High‑frequency radio hardware and massive MIMO arrays consume significant power. If 6G networks are not designed with energy efficiency from the start, they could become unsustainable. Breakthroughs in low‑power transceivers and energy‑harvesting techniques are needed to keep operational costs in check. The carbon footprint of tens of millions of new base stations must be mitigated through renewable energy integration.

Device Compatibility and Chipset Complexity

Current smartphones and streaming devices are not designed for terahertz communications. New chipsets, antennas, and materials (e.g., graphene, metamaterials) are required to handle sub‑THz signals. This creates a chicken‑and‑egg problem: widespread adoption waits for device availability, but device manufacturers wait for network deployment. Early 6G devices will be premium, slowing ecosystem growth.

Security and Privacy

Ultra‑low latency can make it harder to implement traditional encryption without adding delay. New security protocols must be built into the 6G air interface to prevent eavesdropping and denial‑of‑service attacks.

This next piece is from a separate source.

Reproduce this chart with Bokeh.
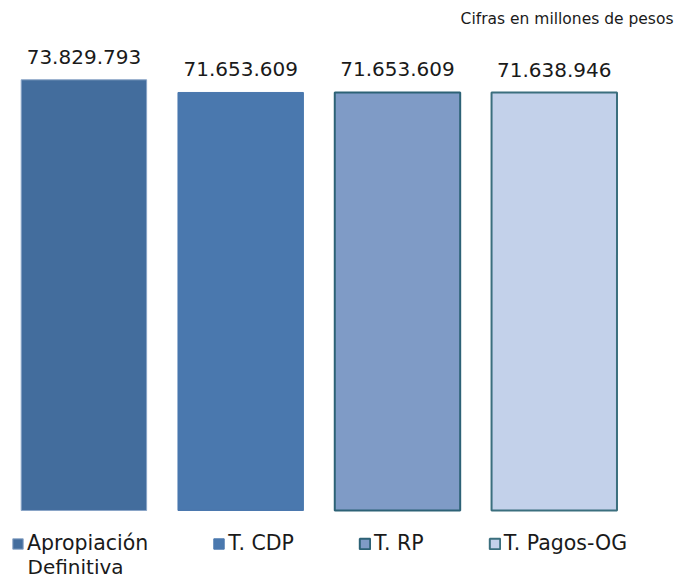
from bokeh.plotting import figure
from bokeh.models import ColumnDataSource, Range1d, Legend, LegendItem, Label
from bokeh.core.properties import value
from bokeh.embed import file_html
from bokeh.resources import INLINE

categories = ["Apropiación\nDefinitiva", "T. CDP", "T. RP", "T. Pagos-OG"]
values = [73829793, 71653609, 71653609, 71638946]
value_labels = ["73.829.793", "71.653.609", "71.653.609", "71.638.946"]
note = "Cifras en millones de pesos"

fills = ["#436D9D", "#4A78AE", "#7F9BC6", "#C3D1EA"]
lines = ["#8AA5C7", "#4A78AE", "#2D6276", "#3B6F7E"]
line_widths = [1, 1, 2, 2]

W, H = 677, 579
p = figure(width=W, height=H, output_backend="svg", toolbar_location=None,
           x_range=Range1d(-0.532, 3.786), y_range=Range1d(-11830000, 87420000),
           min_border=0, outline_line_color=None)
p.axis.visible = False
p.grid.visible = False
p.background_fill_color = "white"
p.border_fill_color = "white"

items = []
for i, (cat, v) in enumerate(zip(categories, values)):
    src = ColumnDataSource(dict(x=[i], top=[v], lab=[value_labels[i]]))
    r = p.vbar(x="x", top="top", bottom=0, width=0.80, source=src,
               fill_color=fills[i], line_color=lines[i], line_width=line_widths[i])
    p.text(x="x", y="top", text="lab", source=src, text_align="center",
           text_baseline="alphabetic", y_offset=-23, text_font_size="20px",
           text_font=value("DejaVu Sans"), text_color="#1a1a1a")
    first_line = cat.split("\n")[0]
    items.append(LegendItem(label=first_line, renderers=[r]))

legend = Legend(items=items, orientation="horizontal", location=(11, 24),
                glyph_width=13, glyph_height=13, label_standoff=3, spacing=64,
                padding=0, margin=0, border_line_color=None,
                background_fill_alpha=0, label_text_font="DejaVu Sans",
                label_text_font_size="20.5px", label_text_color="#1a1a1a")
p.add_layout(legend)

# second line of the first legend entry
second_line = categories[0].split("\n")[1]
p.add_layout(Label(x=27, y=13, x_units="screen", y_units="screen",
                   text=second_line, text_align="left", text_baseline="alphabetic",
                   text_font="DejaVu Sans", text_font_size="20px",
                   text_color="#1a1a1a"))

p.add_layout(Label(x=673, y=H - 18.7, x_units="screen", y_units="screen",
                   text=note, text_align="right", text_baseline="alphabetic",
                   text_font="DejaVu Sans", text_font_size="15.5px",
                   text_color="#1a1a1a"))

open("out.html", "w").write(file_html(p, INLINE))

Moreover, the integration of sensing (e.g., using radio signals to detect movement or vital signs) raises serious privacy concerns. Regulations will need to catch up to the technology.

Standardization and Interoperability

3GPP is expected to release the first 6G specifications around 2028–2030. Until then, multiple competing proposals from different regions (ITU, IEEE, national research initiatives) may create fragmentation. Reaching global consensus on key parameters such as waveform, multiple access scheme, and network architecture is critical to avoid a repeat of the early 5G fragmentation issues.

Future Outlook: From Vision to Reality

Research into 6G is already accelerating. Projects such as the European Hexa‑X, South Korea’s 6G research centers, and China’s IMT‑2030 initiative are demonstrating key building blocks. By the late 2020s, early field trials will likely appear in major cities. Commercial launches are anticipated in 2030–2032, with mainstream adoption following later in the decade.

For cloud gaming and streaming services, the path is clear. 6G will not just improve existing experiences—it will enable entirely new categories of interactive entertainment. Game developers will design for cloud‑native architectures from the start, streaming platforms will offer photorealistic volumetric content, and the line between local and remote computing will vanish. The next decade will see the birth of a truly ubiquitous, intelligent network that makes the digital world as immediate and responsive as the physical one.

In summary, 6G represents the most significant leap in wireless connectivity since the invention of cellular networks. Its impact on cloud gaming and streaming will be profound, removing the last technical obstacles to uncompromised, immersive, and universally accessible digital entertainment. The companies and developers that invest early in 6G‑ready infrastructure and content will be best positioned to lead the next wave of the streaming revolution.